• Data lines:
---------------
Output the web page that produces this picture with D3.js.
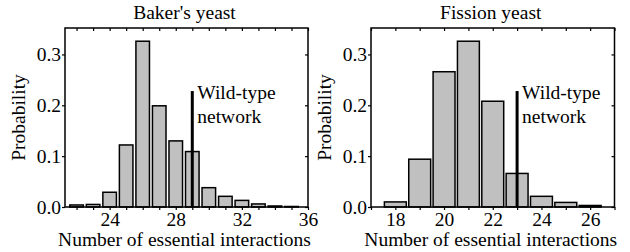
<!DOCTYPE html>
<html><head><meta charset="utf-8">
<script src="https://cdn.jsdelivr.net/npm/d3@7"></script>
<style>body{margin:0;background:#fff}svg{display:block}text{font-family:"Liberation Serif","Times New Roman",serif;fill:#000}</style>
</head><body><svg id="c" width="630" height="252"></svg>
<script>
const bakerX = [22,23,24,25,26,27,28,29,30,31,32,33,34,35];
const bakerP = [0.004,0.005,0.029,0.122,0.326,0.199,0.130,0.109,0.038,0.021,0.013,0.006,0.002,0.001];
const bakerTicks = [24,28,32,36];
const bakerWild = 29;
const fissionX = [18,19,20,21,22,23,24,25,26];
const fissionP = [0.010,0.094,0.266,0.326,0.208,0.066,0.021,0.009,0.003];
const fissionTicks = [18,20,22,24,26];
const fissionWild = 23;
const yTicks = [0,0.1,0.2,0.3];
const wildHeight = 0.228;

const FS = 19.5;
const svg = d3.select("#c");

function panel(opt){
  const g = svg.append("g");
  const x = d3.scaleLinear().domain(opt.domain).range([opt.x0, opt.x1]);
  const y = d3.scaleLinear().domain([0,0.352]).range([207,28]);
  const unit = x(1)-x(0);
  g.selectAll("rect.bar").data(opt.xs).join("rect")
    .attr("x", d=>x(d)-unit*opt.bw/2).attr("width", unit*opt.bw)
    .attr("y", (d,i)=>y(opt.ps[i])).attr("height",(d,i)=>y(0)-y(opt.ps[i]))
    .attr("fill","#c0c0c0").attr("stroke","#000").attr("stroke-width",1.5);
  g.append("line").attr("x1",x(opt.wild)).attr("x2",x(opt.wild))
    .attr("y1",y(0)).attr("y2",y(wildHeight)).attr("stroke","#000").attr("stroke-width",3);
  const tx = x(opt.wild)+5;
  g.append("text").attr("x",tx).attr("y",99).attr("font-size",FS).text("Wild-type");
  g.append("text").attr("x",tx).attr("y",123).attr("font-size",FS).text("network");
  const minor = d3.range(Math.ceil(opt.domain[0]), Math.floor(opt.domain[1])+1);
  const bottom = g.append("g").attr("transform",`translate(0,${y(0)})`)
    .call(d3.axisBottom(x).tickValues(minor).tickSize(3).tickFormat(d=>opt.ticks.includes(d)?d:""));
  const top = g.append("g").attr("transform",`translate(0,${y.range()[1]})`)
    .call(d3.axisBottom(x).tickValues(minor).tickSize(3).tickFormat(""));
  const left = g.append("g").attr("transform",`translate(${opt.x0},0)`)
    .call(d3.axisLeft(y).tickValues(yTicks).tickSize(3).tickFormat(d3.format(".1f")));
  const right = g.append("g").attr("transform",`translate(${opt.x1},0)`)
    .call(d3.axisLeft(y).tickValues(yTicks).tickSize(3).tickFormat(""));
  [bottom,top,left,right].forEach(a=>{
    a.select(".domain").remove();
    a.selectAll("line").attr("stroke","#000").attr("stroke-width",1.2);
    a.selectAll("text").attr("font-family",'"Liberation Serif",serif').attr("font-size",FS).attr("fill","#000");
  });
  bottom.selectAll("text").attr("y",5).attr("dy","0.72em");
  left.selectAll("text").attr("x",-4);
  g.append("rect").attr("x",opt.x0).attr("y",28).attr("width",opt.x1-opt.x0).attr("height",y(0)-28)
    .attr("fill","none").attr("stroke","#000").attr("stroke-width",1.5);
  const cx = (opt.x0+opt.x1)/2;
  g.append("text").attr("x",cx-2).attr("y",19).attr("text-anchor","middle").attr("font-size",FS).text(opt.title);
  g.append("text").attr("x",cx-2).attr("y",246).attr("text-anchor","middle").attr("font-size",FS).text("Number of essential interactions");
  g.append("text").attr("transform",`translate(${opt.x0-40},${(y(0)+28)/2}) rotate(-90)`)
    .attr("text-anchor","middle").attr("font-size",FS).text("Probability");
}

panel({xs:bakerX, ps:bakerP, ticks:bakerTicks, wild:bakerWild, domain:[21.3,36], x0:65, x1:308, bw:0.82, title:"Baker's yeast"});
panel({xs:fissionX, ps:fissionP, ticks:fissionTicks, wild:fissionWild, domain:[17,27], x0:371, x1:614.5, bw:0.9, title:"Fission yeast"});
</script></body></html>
---------------
All the lines above are to be reproduced exactly, except the pictures.

• Task result:
Output the web page that produces this picture with D3.js.
<!DOCTYPE html>
<html><head><meta charset="utf-8">
<script src="https://cdn.jsdelivr.net/npm/d3@7"></script>
<style>body{margin:0;background:#fff}svg{display:block}text{font-family:"Liberation Serif","Times New Roman",serif;fill:#000}</style>
</head><body><svg id="c" width="630" height="252"></svg>
<script>
const bakerX = [22,23,24,25,26,27,28,29,30,31,32,33,34,35];
const bakerP = [0.004,0.005,0.029,0.122,0.326,0.199,0.130,0.109,0.038,0.021,0.013,0.006,0.002,0.001];
const bakerTicks = [24,28,32,36];
const bakerWild = 29;
const fissionX = [18,19,20,21,22,23,24,25,26];
const fissionP = [0.010,0.094,0.266,0.326,0.208,0.066,0.021,0.009,0.003];
const fissionTicks = [18,20,22,24,26];
const fissionWild = 23;
const yTicks = [0,0.1,0.2,0.3];
const wildHeight = 0.228;

const FS = 19.5;
const svg = d3.select("#c");

function panel(opt){
  const g = svg.append("g");
  const x = d3.scaleLinear().domain(opt.domain).range([opt.x0, opt.x1]);
  const y = d3.scaleLinear().domain([0,0.352]).range([207,28]);
  const unit = x(1)-x(0);
  g.selectAll("rect.bar").data(opt.xs).join("rect")
    .attr("x", d=>x(d)-unit*opt.bw/2).attr("width", unit*opt.bw)
    .attr("y", (d,i)=>y(opt.ps[i])).attr("height",(d,i)=>y(0)-y(opt.ps[i]))
    .attr("fill","#c0c0c0").attr("stroke","#000").attr("stroke-width",1.5);
  g.append("line").attr("x1",x(opt.wild)).attr("x2",x(opt.wild))
    .attr("y1",y(0)).attr("y2",y(wildHeight)).attr("stroke","#000").attr("stroke-width",3);
  const tx = x(opt.wild)+5;
  g.append("text").attr("x",tx).attr("y",99).attr("font-size",FS).text("Wild-type");
  g.append("text").attr("x",tx).attr("y",123).attr("font-size",FS).text("network");
  const minor = d3.range(Math.ceil(opt.domain[0]), Math.floor(opt.domain[1])+1);
  const bottom = g.append("g").attr("transform",`translate(0,${y(0)})`)
    .call(d3.axisBottom(x).tickValues(minor).tickSize(3).tickFormat(d=>opt.ticks.includes(d)?d:""));
  const top = g.append("g").attr("transform",`translate(0,${y.range()[1]})`)
    .call(d3.axisBottom(x).tickValues(minor).tickSize(3).tickFormat(""));
  const left = g.append("g").attr("transform",`translate(${opt.x0},0)`)
    .call(d3.axisLeft(y).tickValues(yTicks).tickSize(3).tickFormat(d3.format(".1f")));
  const right = g.append("g").attr("transform",`translate(${opt.x1},0)`)
    .call(d3.axisLeft(y).tickValues(yTicks).tickSize(3).tickFormat(""));
  [bottom,top,left,right].forEach(a=>{
    a.select(".domain").remove();
    a.selectAll("line").attr("stroke","#000").attr("stroke-width",1.2);
    a.selectAll("text").attr("font-family",'"Liberation Serif",serif').attr("font-size",FS).attr("fill","#000");
  });
  bottom.selectAll("text").attr("y",5).attr("dy","0.72em");
  left.selectAll("text").attr("x",-4);
  g.append("rect").attr("x",opt.x0).attr("y",28).attr("width",opt.x1-opt.x0).attr("height",y(0)-28)
    .attr("fill","none").attr("stroke","#000").attr("stroke-width",1.5);
  const cx = (opt.x0+opt.x1)/2;
  g.append("text").attr("x",cx-2).attr("y",19).attr("text-anchor","middle").attr("font-size",FS).text(opt.title);
  g.append("text").attr("x",cx-2).attr("y",246).attr("text-anchor","middle").attr("font-size",FS).text("Number of essential interactions");
  g.append("text").attr("transform",`translate(${opt.x0-40},${(y(0)+28)/2}) rotate(-90)`)
    .attr("text-anchor","middle").attr("font-size",FS).text("Probability");
}

panel({xs:bakerX, ps:bakerP, ticks:bakerTicks, wild:bakerWild, domain:[21.3,36], x0:65, x1:308, bw:0.82, title:"Baker's yeast"});
panel({xs:fissionX, ps:fissionP, ticks:fissionTicks, wild:fissionWild, domain:[17,27], x0:371, x1:614.5, bw:0.9, title:"Fission yeast"});
</script></body></html>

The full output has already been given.